Below are some entries. Transcribe the lines from the one holding "Emit a web page" to the one holding "const title = 'RRSP", inclusive, but not the pictures among them.

** Start of Task inputs **

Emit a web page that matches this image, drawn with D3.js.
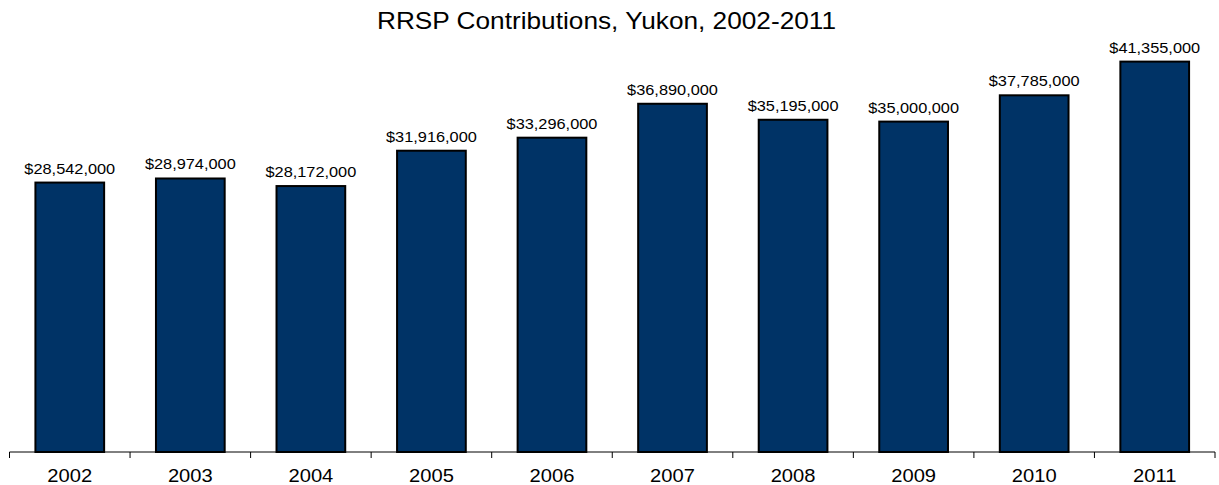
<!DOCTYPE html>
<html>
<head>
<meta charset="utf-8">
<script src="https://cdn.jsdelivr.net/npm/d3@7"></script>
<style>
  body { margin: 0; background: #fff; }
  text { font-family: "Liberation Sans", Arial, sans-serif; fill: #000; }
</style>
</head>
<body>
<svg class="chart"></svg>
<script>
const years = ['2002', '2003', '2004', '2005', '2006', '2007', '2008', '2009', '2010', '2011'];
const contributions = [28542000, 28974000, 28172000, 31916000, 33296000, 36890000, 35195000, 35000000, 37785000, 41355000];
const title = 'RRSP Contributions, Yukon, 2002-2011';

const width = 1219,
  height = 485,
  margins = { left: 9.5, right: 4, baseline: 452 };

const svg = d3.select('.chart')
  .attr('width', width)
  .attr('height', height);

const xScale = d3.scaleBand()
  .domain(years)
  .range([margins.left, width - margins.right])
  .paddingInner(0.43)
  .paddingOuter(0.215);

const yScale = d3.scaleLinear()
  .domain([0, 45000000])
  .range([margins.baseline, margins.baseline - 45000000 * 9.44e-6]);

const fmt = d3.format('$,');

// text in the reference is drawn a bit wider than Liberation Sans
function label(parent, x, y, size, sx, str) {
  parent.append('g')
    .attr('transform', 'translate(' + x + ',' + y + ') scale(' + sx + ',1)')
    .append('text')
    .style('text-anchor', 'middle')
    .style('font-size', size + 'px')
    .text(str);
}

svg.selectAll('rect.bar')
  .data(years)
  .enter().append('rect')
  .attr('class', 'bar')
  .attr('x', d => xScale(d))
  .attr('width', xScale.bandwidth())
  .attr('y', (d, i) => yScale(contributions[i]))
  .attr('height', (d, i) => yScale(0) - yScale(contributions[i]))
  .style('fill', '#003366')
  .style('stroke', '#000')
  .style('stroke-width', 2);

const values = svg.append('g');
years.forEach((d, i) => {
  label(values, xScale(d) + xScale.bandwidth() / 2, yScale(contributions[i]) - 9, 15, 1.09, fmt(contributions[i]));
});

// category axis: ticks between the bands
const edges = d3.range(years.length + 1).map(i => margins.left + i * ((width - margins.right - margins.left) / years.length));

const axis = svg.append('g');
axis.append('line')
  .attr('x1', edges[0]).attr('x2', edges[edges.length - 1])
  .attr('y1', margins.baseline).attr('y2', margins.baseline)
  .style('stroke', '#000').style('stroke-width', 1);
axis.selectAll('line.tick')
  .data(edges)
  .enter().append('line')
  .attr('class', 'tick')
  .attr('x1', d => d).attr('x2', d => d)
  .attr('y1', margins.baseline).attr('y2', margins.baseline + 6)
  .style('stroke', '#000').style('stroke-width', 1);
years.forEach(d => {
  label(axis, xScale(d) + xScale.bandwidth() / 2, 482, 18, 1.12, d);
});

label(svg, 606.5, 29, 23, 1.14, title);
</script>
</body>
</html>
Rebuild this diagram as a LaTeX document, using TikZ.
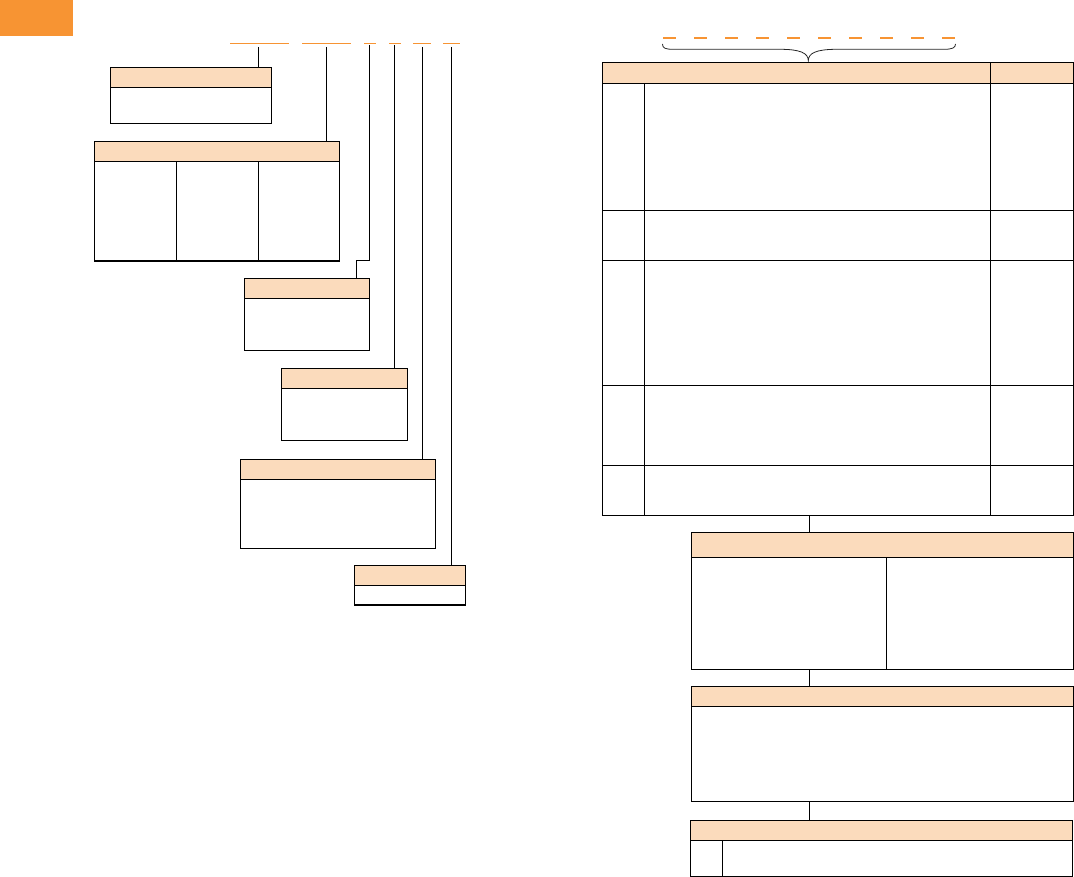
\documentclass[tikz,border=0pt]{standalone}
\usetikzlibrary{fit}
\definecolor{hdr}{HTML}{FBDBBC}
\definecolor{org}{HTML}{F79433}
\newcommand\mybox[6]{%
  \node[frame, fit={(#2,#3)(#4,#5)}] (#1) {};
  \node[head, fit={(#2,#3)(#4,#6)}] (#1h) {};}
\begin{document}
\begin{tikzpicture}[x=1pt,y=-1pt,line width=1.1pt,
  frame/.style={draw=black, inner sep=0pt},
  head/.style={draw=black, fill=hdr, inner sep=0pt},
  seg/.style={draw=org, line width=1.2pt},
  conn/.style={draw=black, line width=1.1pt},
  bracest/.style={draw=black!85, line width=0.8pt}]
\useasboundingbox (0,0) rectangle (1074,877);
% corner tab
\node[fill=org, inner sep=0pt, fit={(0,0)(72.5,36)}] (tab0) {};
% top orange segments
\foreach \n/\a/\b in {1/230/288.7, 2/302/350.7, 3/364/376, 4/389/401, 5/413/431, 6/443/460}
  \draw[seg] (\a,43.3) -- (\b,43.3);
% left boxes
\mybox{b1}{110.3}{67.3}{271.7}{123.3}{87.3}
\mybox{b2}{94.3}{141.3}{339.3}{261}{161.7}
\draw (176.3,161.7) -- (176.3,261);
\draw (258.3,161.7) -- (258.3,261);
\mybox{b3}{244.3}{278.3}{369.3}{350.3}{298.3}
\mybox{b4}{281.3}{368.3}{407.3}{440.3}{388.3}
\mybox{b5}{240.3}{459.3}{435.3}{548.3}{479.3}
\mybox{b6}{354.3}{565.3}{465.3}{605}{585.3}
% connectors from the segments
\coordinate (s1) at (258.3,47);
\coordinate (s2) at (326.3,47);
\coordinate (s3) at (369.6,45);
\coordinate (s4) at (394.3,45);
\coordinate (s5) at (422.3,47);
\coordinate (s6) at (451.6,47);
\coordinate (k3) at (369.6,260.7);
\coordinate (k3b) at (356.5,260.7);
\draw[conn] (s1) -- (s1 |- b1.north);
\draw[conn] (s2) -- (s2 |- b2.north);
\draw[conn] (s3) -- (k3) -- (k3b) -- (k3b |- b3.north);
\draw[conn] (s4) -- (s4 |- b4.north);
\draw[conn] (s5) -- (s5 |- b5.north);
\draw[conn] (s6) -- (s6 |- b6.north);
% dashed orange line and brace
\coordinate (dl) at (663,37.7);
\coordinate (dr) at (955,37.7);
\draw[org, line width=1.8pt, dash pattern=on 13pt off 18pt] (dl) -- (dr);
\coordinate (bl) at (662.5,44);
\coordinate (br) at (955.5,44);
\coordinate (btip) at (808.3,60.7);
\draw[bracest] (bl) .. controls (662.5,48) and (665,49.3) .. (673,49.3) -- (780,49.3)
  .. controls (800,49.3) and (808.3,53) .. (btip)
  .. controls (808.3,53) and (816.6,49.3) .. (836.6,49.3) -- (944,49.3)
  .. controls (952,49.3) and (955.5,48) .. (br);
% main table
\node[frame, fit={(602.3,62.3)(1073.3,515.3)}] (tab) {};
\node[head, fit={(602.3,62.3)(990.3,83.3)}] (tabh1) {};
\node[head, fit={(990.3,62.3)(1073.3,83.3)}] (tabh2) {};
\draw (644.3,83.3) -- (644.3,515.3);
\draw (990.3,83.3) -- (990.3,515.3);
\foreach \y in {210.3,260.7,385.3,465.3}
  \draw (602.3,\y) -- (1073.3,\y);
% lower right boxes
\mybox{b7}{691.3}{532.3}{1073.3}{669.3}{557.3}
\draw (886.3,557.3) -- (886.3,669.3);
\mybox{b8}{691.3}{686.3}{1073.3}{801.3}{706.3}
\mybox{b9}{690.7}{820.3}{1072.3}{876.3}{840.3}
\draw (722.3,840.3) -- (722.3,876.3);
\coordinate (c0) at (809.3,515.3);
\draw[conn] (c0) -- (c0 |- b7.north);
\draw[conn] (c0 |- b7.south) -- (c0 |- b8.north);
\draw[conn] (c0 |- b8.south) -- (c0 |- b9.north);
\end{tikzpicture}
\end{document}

** End of Task inputs **
** Start of Task inputs **

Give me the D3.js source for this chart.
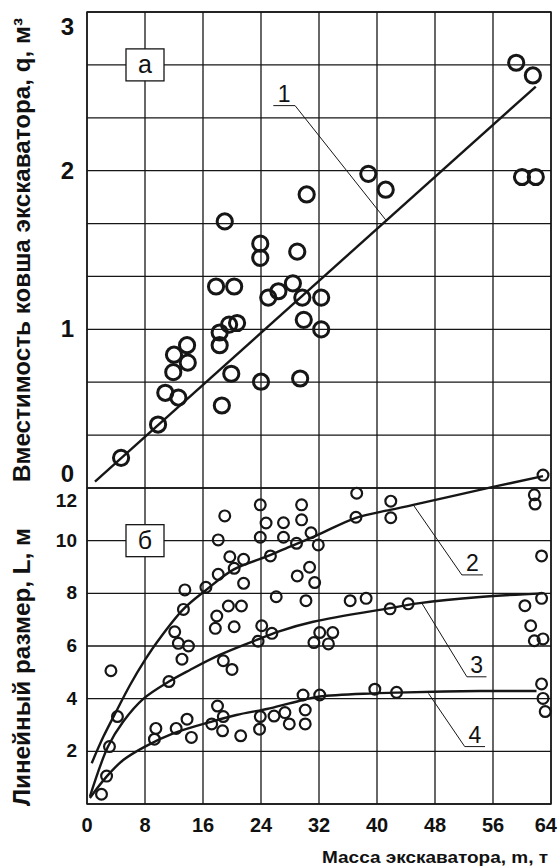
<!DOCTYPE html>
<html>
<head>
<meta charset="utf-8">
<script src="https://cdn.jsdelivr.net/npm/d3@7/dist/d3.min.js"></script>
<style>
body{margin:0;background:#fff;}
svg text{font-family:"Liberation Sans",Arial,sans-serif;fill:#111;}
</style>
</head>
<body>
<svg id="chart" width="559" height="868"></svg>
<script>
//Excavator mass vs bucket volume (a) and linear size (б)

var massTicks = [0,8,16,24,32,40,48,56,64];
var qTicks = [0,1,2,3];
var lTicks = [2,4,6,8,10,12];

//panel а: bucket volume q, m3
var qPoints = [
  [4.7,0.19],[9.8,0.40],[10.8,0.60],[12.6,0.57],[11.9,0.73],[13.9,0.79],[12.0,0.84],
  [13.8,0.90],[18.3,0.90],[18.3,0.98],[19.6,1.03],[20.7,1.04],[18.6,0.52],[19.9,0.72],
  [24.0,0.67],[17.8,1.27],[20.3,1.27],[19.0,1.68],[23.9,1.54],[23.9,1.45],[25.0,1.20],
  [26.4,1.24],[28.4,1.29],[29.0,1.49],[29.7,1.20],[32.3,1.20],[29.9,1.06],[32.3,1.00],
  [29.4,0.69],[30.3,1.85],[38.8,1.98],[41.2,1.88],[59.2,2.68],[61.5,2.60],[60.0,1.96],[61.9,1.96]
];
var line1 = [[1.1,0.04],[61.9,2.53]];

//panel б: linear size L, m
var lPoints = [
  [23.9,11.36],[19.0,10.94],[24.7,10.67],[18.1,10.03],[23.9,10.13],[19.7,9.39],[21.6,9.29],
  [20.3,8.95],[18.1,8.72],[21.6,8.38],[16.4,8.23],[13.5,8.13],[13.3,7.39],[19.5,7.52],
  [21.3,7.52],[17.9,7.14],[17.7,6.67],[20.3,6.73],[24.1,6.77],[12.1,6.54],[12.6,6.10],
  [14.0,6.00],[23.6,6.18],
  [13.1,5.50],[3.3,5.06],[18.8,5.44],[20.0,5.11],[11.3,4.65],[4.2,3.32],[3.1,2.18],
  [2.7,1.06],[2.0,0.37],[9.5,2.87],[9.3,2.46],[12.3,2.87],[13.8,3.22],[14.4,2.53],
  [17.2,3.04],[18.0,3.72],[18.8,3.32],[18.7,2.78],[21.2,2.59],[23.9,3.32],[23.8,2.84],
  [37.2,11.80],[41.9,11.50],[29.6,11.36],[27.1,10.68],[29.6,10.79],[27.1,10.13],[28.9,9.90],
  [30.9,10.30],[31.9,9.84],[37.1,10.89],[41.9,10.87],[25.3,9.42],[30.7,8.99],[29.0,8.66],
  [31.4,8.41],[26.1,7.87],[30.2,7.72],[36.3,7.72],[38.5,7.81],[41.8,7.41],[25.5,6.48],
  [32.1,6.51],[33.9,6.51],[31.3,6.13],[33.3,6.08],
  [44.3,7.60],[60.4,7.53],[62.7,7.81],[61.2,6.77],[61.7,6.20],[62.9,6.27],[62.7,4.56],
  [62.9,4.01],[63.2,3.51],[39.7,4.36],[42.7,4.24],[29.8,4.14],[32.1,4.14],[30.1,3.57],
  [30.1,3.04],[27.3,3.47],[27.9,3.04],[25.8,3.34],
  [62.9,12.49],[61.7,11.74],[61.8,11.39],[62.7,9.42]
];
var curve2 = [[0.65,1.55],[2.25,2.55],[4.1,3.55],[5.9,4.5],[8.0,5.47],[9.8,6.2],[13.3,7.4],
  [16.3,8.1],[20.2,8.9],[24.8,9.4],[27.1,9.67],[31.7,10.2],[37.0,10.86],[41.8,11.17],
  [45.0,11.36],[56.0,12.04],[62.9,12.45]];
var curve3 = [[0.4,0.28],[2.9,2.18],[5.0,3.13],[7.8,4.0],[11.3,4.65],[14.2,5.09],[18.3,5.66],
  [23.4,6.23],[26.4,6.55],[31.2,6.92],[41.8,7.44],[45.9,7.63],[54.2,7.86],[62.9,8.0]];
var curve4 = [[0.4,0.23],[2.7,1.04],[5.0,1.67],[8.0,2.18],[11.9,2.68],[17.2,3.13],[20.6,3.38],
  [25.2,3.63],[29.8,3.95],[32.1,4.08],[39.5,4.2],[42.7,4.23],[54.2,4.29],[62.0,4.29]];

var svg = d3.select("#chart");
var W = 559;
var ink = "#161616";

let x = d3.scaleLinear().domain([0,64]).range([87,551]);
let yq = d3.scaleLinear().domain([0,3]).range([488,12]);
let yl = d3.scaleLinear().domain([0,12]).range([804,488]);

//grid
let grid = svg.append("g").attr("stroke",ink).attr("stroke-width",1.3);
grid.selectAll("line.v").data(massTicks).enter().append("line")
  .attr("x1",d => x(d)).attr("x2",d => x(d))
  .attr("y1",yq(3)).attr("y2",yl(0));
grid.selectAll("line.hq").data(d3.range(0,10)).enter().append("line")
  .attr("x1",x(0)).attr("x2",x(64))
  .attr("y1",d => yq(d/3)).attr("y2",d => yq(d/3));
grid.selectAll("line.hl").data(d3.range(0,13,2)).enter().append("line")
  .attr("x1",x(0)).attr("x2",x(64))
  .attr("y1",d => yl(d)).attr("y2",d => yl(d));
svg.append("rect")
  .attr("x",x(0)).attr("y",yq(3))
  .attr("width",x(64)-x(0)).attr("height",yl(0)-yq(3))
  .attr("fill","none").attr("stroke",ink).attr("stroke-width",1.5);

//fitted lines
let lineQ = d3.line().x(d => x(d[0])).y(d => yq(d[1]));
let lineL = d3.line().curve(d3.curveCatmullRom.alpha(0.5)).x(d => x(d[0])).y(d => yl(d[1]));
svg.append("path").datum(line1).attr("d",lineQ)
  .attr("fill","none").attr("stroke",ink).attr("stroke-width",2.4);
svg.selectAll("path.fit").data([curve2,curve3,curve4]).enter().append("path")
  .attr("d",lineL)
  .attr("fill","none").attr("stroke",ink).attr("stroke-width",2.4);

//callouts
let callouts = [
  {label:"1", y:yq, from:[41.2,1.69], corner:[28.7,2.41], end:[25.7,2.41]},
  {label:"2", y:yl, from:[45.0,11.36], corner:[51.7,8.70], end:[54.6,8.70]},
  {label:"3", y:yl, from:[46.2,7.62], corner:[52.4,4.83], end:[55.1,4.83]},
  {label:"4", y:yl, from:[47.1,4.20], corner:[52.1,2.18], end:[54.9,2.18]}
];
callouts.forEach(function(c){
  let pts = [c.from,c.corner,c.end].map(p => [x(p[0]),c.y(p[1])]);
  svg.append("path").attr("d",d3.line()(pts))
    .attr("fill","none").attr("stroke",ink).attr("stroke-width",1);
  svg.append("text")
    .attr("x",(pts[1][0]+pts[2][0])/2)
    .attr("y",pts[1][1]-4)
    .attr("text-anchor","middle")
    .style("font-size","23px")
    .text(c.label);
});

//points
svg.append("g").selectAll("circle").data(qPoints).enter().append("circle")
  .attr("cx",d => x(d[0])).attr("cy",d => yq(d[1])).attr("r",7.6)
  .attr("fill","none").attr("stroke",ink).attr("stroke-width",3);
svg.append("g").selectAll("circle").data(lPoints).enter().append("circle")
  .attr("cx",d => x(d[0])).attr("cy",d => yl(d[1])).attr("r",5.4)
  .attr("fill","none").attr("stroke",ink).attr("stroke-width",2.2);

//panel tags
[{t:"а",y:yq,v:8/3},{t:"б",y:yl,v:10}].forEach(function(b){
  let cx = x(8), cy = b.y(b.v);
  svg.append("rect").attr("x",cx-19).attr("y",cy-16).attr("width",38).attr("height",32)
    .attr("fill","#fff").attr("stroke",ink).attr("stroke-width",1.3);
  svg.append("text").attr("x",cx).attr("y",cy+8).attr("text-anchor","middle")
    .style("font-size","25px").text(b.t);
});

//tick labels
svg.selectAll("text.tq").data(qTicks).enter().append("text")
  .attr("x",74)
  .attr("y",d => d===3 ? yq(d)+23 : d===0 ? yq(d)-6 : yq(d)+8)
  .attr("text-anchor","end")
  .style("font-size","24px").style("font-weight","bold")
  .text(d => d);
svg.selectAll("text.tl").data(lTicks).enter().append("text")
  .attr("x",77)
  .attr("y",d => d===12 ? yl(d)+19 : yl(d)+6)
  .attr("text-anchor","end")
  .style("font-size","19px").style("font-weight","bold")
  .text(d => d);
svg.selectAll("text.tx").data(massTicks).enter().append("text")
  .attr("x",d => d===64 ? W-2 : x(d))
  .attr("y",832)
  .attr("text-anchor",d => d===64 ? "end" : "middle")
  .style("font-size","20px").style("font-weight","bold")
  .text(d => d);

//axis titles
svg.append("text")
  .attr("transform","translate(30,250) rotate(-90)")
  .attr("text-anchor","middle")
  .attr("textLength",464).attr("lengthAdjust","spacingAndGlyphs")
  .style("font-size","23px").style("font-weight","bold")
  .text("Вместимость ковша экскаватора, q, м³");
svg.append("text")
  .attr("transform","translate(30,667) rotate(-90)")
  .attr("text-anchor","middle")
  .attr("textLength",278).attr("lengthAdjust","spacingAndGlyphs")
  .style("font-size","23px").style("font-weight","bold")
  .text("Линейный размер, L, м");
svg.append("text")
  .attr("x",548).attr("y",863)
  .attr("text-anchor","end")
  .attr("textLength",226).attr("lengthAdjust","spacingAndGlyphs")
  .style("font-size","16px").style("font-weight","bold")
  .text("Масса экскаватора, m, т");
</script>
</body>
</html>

** End of Task inputs **

**Problem solution:**
Emit a web page that matches this image, drawn with D3.js.
<!DOCTYPE html>
<html>
<head>
<meta charset="utf-8">
<script src="https://cdn.jsdelivr.net/npm/d3@7"></script>
<style>
  body { margin: 0; background: #fff; }
  text { font-family: "Liberation Sans", Arial, sans-serif; fill: #000; }
</style>
</head>
<body>
<svg class="chart"></svg>
<script>
const years = ['2002', '2003', '2004', '2005', '2006', '2007', '2008', '2009', '2010', '2011'];
const contributions = [28542000, 28974000, 28172000, 31916000, 33296000, 36890000, 35195000, 35000000, 37785000, 41355000];
const title = 'RRSP Contributions, Yukon, 2002-2011';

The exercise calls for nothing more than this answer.